A union steward has this morning withdrawn an employment tribunal claim against the Vale of Aylesbury Housing Trust after reaching an undisclosed settlement with his bosses.
Carpenter Nigel Lewthwaite had alleged he suffered detriment as a result of his trade union activity.
The claim was denied by the trust.
The 60-year-old, who is the uncle of terror suspect Samantha Lewthwaite, withdrew his claim at the employment tribunal in Reading as a judge heard the sides had agreed to settle the claim.
Mr Lewthwaite’s legal representative, Lance Harris, told employment judge Jessica Hill: “I’m pleased to say we had some very productive discussions yesterday after the hearing and we have come to an agreement.”
He said the amount of money received by Mr Lewthwaite would remain confidential and added: “I think, really, all that remains is for us to formally withdraw our claim.”
Judge Hill accepted his request and drew the hearing - which had been expected to last a second full day - to an early close.
Giving his evidence to the tribunal yesterday, Mr Lewthwaite blasted a decision to shift working patterns for him and three colleagues from a four-day to a five-day working week as ‘bullying’.
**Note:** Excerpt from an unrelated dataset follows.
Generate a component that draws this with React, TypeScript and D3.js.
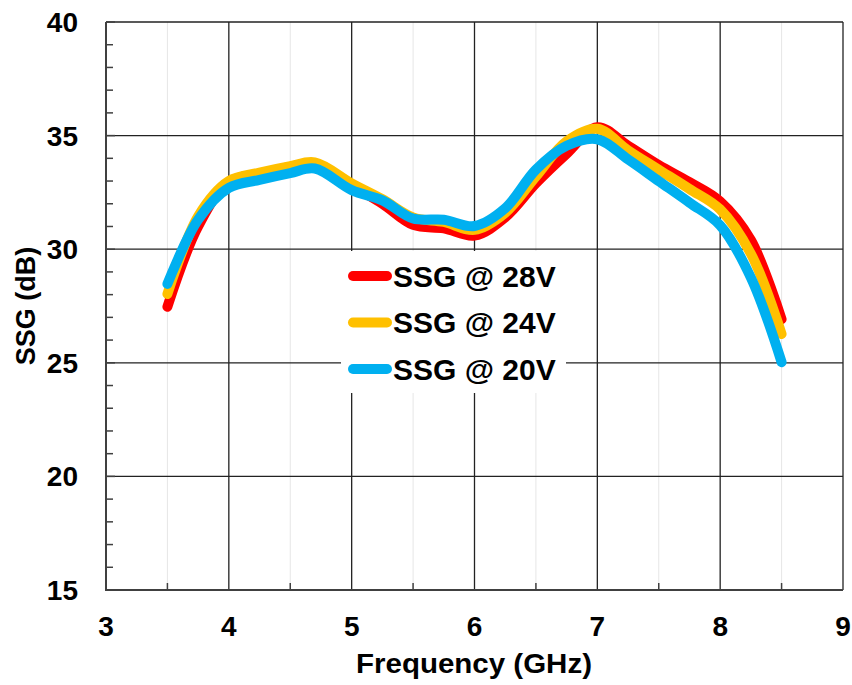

He was later handed a formal warning by bosses at the trust after he sent a ‘rude and disrespectful’ email to the trust’s head of property services, Mark Arhin, making representations about the changes to staff contracts.
Mr Lewthwaite said the disciplinary procedure - which began in May last year - had left him feeling “heavily stressed, victimised and undervalued by my employer” and claimed his trade union role had been the reason for the ‘detriments’ he had suffered.
As he left the tribunal today he refused to comment.